### WHAT IS EXPECTED
Retype exactly what runs from the first line of the data to the line with "(0,0) rectangle (1465,825);", keeping both of those lines and skipping pictures.

### DATASET EXCERPT
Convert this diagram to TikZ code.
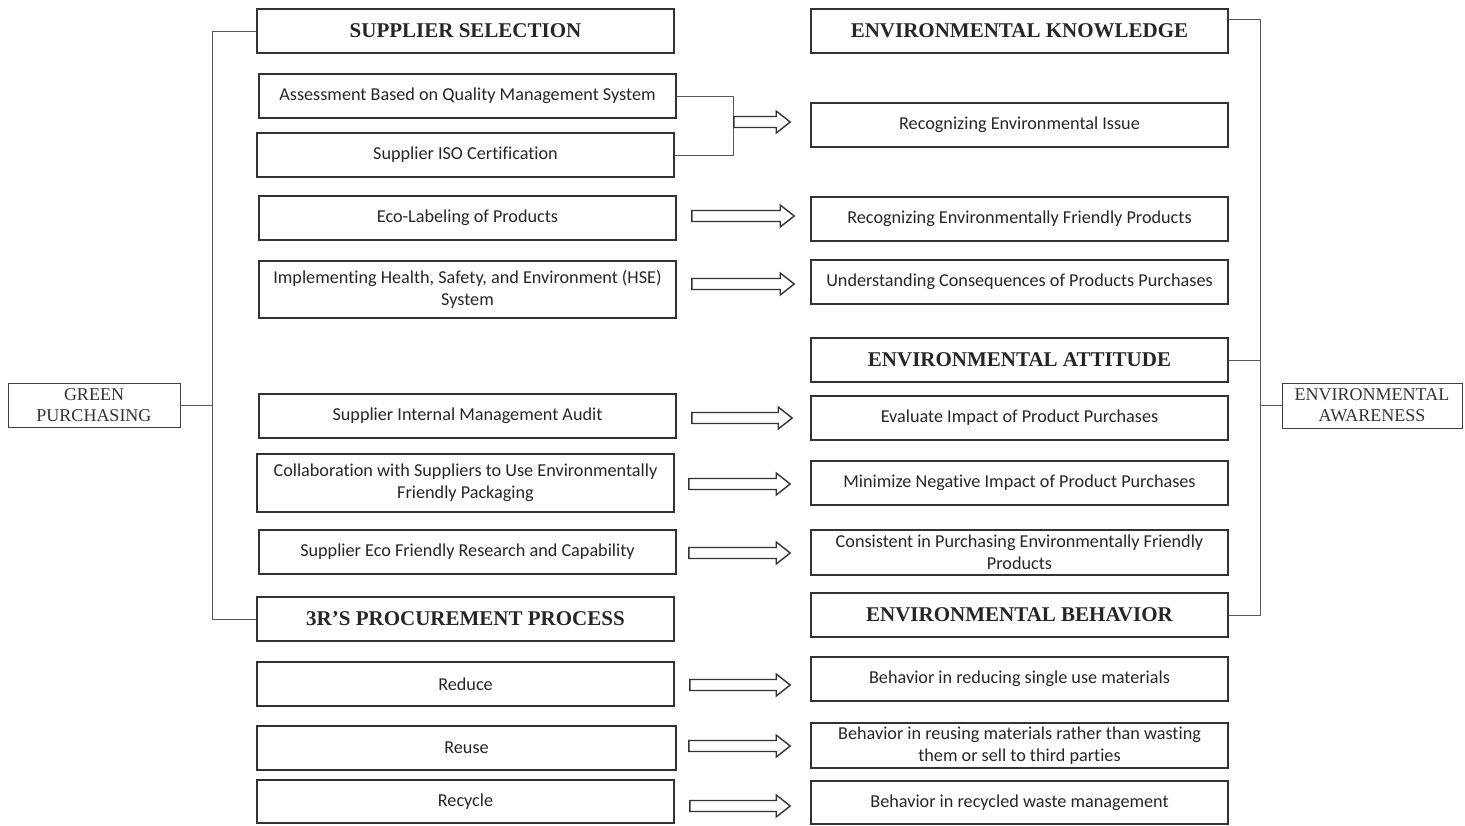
\documentclass[tikz,border=0pt]{standalone}
\usepackage{fontspec}
\setmainfont{Liberation Serif}
\newfontfamily\bodyfont[Ligatures={NoCommon}]{Carlito}
\usetikzlibrary{calc}
\newcommand\fatarrow[2]{%
  \draw[fat] let \p1=(#1), \p2=(#2) in
    (\x1,{\y1+5.5pt}) -- ({\x2-14pt},{\y1+5.5pt}) -- ({\x2-14pt},{\y1+11pt}) --
    (\x2,\y1) -- ({\x2-14pt},{\y1-11pt}) -- ({\x2-14pt},{\y1-5.5pt}) --
    (\x1,{\y1-5.5pt}) -- cycle;}
\begin{document}
\begin{tikzpicture}[x=1pt,y=-1pt,
  box/.style={draw=black!80,line width=1.6pt,minimum width=417pt,minimum height=44pt,
    inner sep=2pt,align=center,font=\bodyfont\fontsize{18.2}{22}\selectfont,text=black!85},
  hdr/.style={box,font=\bfseries\fontsize{21}{24}\selectfont},
  side/.style={draw=black!75,line width=1pt,minimum height=44pt,inner sep=1pt,
    align=center,font=\fontsize{18}{21}\selectfont,text=black!80},
  link/.style={draw=black!65,line width=0.9pt},
  fat/.style={draw=black!80,line width=1.4pt,line join=miter,fill=white},
]
\useasboundingbox (0,0) rectangle (1465,825);

% left column
\node[hdr] (ss) at (465.5,31) {SUPPLIER SELECTION};
\node[box] (qa) at (467.5,96) {Assessment Based on Quality Management System};
\node[box] (iso) at (465.5,155) {Supplier ISO Certification};
\node[box] (eco) at (467.5,218) {Eco-Labeling of Products};
\node[box,minimum height=57pt] (hse) at (467.5,289.5) {Implementing Health, Safety, and Environment (HSE)\\System};
\node[box] (audit) at (467.5,416) {Supplier Internal Management Audit};
\node[box,minimum height=58pt] (collab) at (465.5,483) {Collaboration with Suppliers to Use Environmentally\\Friendly Packaging};
\node[box] (rnd) at (467.5,552) {Supplier Eco Friendly Research and Capability};
\node[hdr] (r3) at (465.5,619) {3R’S PROCUREMENT PROCESS};
\node[box] (reduce) at (465.5,684) {Reduce};
\node[box,minimum width=419pt] (reuse) at (466.5,748) {Reuse};
\node[box,minimum height=43pt] (recycle) at (465.5,801.5) {Recycle};

% right column
\node[hdr] (ek) at (1019.5,31) {ENVIRONMENTAL KNOWLEDGE};
\node[box] (issue) at (1019.5,125) {Recognizing Environmental Issue};
\node[box] (prod) at (1019.5,219) {Recognizing Environmentally Friendly Products};
\node[box] (cons) at (1019.5,282) {Understanding Consequences of Products Purchases};
\node[hdr] (ea) at (1019.5,360) {ENVIRONMENTAL ATTITUDE};
\node[box] (eval) at (1019.5,418) {Evaluate Impact of Product Purchases};
\node[box] (minim) at (1019.5,483) {Minimize Negative Impact of Product Purchases};
\node[box,minimum height=45pt] (consist) at (1019.5,552.5) {Consistent in Purchasing Environmentally Friendly\\Products};
\node[hdr] (eb) at (1019.5,615) {ENVIRONMENTAL BEHAVIOR};
\node[box] (breduce) at (1019.5,679) {Behavior in reducing single use materials};
\node[box,minimum height=45pt] (breuse) at (1019.5,745.5) {Behavior in reusing materials rather than wasting\\them or sell to third parties};
\node[box,minimum height=43pt] (brecyc) at (1019.5,802.5) {Behavior in recycled waste management};

% side nodes
\node[side,minimum width=172pt] (gp) at (94,405) {GREEN\\PURCHASING};
\node[side,minimum width=180pt,minimum height=45pt] (aw) at (1372,405.5) {ENVIRONMENTAL\\AWARENESS};

% left bracket
\coordinate (lb) at ($(ss.west)+(-44,0)$);
\draw[link] (ss.west) -- (lb) -- (lb |- r3.west) -- (r3.west);
\draw[link] (gp.east) -- (gp.east -| lb);

% right bracket
\coordinate (rt) at ($(ek.north east)+(32,11)$);
\draw[link] ($(ek.north east)+(0,11)$) -- (rt) -- (rt |- eb.east) -- (eb.east);
\draw[link] (ea.east) -- (ea.east -| rt);
\draw[link] (rt |- aw.west) -- (aw.west);

% bracket joining first two boxes
\coordinate (bj) at ($(qa.east)+(57,26)$);
\draw[link] (qa.east) -- ++(57,0) |- (iso.east);
\fatarrow{bj}{$(bj -| issue.west)+(-20,0)$}

% arrows
\fatarrow{$(eco.east)+(15,-2)$}{$(eco.east -| prod.west)+(-16,-2)$}
\fatarrow{$(hse.east |- cons.west)+(15,2)$}{$(cons.west)+(-16,2)$}
\fatarrow{$(audit.east)+(15,2)$}{$(audit.east -| eval.west)+(-18,2)$}
\fatarrow{$(collab.east)+(14,1)$}{$(collab.east -| minim.west)+(-20,1)$}
\fatarrow{$(rnd.east)+(12,1)$}{$(rnd.east -| consist.west)+(-20,1)$}
\fatarrow{$(reduce.east)+(15,1)$}{$(reduce.east -| breduce.west)+(-20,1)$}
\fatarrow{$(reuse.east)+(12,-2)$}{$(reuse.east -| breuse.west)+(-20,-2)$}
\fatarrow{$(recycle.east)+(15,4.5)$}{$(recycle.east -| brecyc.west)+(-20,4.5)$}
\end{tikzpicture}
\end{document}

### EXERCISE RESULT
Convert this diagram to TikZ code.
\documentclass[tikz,border=0pt]{standalone}
\usepackage{fontspec}
\setmainfont{Liberation Serif}
\newfontfamily\bodyfont[Ligatures={NoCommon}]{Carlito}
\usetikzlibrary{calc}
\newcommand\fatarrow[2]{%
  \draw[fat] let \p1=(#1), \p2=(#2) in
    (\x1,{\y1+5.5pt}) -- ({\x2-14pt},{\y1+5.5pt}) -- ({\x2-14pt},{\y1+11pt}) --
    (\x2,\y1) -- ({\x2-14pt},{\y1-11pt}) -- ({\x2-14pt},{\y1-5.5pt}) --
    (\x1,{\y1-5.5pt}) -- cycle;}
\begin{document}
\begin{tikzpicture}[x=1pt,y=-1pt,
  box/.style={draw=black!80,line width=1.6pt,minimum width=417pt,minimum height=44pt,
    inner sep=2pt,align=center,font=\bodyfont\fontsize{18.2}{22}\selectfont,text=black!85},
  hdr/.style={box,font=\bfseries\fontsize{21}{24}\selectfont},
  side/.style={draw=black!75,line width=1pt,minimum height=44pt,inner sep=1pt,
    align=center,font=\fontsize{18}{21}\selectfont,text=black!80},
  link/.style={draw=black!65,line width=0.9pt},
  fat/.style={draw=black!80,line width=1.4pt,line join=miter,fill=white},
]
\useasboundingbox (0,0) rectangle (1465,825);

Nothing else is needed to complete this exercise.